■ **Description of the task**
Lines containing the word "this" are to be located and copied.

■ **Excerpted records**
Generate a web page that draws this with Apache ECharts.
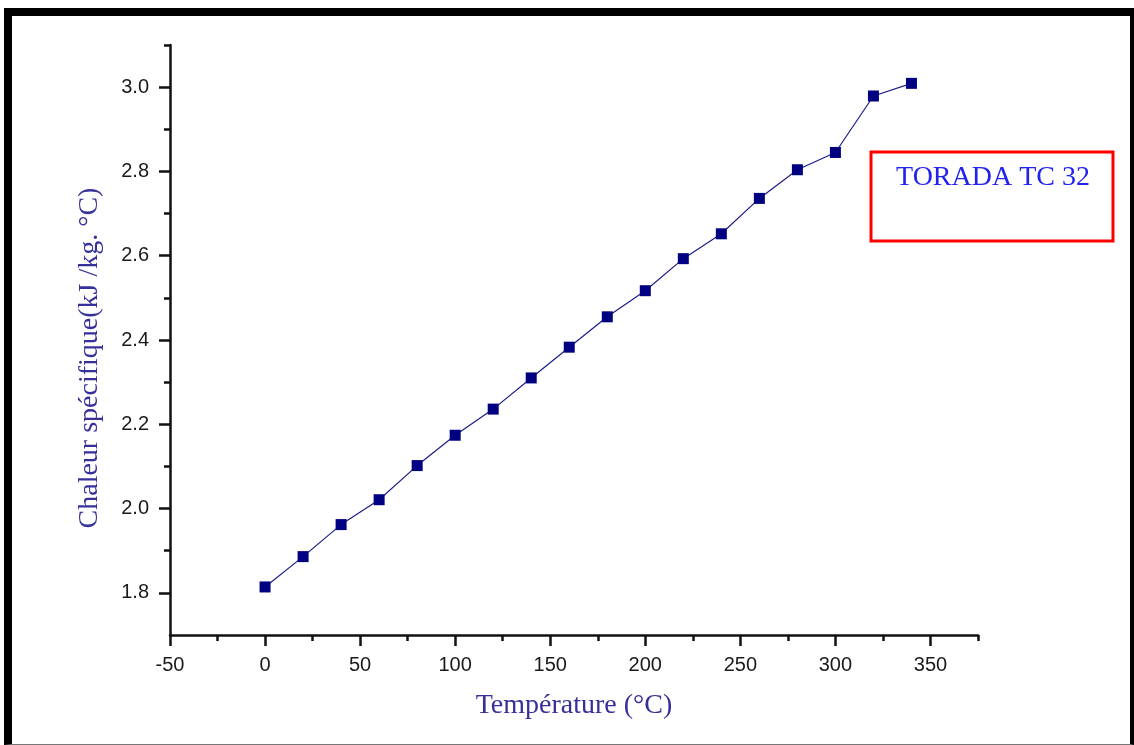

--

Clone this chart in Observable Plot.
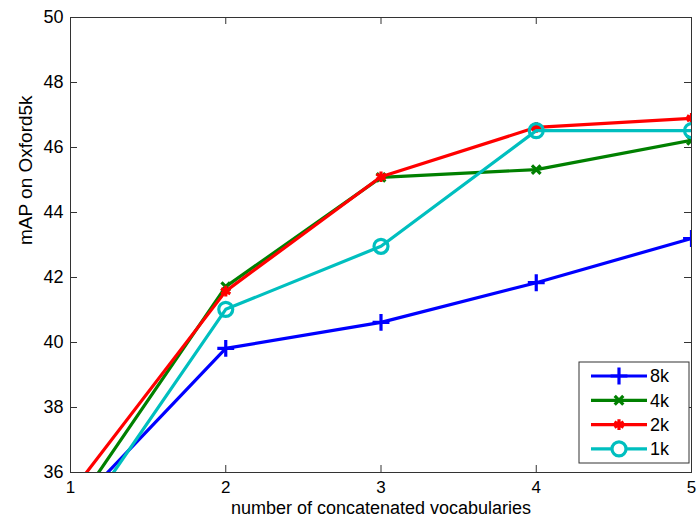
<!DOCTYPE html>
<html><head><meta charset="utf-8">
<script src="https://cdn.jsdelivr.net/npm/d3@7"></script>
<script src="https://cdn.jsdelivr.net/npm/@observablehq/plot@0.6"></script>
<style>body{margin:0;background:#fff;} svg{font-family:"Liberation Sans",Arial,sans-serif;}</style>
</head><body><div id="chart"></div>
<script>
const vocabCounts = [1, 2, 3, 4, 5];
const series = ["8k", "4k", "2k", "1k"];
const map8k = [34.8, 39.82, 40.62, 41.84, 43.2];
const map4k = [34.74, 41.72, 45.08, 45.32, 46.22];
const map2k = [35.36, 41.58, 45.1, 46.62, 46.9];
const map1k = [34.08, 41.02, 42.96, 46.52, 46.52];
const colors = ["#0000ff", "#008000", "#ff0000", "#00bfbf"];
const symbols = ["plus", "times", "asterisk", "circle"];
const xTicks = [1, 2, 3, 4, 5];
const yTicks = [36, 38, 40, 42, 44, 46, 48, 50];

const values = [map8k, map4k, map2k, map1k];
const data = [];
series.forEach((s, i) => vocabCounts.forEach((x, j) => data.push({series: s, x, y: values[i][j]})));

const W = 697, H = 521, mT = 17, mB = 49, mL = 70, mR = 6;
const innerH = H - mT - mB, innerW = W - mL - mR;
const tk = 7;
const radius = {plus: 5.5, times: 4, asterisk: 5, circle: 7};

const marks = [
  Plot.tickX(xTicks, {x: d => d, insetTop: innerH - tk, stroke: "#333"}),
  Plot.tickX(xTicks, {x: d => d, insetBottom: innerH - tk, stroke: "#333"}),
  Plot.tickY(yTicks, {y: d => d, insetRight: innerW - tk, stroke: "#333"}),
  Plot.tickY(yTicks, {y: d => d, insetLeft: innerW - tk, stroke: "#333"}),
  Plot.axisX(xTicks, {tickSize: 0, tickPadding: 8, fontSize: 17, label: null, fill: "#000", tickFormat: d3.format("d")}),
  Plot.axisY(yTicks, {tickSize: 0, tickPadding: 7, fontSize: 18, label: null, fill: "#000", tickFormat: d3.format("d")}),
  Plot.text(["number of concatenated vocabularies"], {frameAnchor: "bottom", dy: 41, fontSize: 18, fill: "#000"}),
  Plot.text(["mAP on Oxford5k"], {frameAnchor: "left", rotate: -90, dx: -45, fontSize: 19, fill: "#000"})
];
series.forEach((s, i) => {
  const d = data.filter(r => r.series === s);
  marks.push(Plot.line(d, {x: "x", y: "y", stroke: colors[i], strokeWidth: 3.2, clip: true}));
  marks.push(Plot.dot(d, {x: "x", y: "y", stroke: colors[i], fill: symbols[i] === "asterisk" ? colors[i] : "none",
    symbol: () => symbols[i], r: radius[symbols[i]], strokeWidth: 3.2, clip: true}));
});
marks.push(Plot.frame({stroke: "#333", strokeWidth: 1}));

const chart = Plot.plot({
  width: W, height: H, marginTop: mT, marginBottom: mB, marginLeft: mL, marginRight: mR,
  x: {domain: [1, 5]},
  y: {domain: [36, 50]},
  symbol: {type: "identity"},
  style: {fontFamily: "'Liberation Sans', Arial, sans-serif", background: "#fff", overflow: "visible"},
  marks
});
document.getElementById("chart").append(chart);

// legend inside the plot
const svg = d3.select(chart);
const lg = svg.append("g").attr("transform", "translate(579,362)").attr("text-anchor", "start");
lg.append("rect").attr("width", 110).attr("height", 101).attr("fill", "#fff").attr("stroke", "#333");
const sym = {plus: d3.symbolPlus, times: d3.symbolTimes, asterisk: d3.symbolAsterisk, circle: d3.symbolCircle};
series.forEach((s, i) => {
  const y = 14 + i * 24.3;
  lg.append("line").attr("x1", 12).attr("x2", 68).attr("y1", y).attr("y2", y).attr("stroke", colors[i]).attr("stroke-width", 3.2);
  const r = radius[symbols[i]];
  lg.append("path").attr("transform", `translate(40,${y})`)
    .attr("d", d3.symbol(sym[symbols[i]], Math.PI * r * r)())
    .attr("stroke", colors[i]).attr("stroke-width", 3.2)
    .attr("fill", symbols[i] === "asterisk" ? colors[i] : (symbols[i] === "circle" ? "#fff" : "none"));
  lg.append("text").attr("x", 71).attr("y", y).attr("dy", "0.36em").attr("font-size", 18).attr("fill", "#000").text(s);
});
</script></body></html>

■ **Exercise result**
Generate a web page that draws this with Apache ECharts.
Clone this chart in Observable Plot.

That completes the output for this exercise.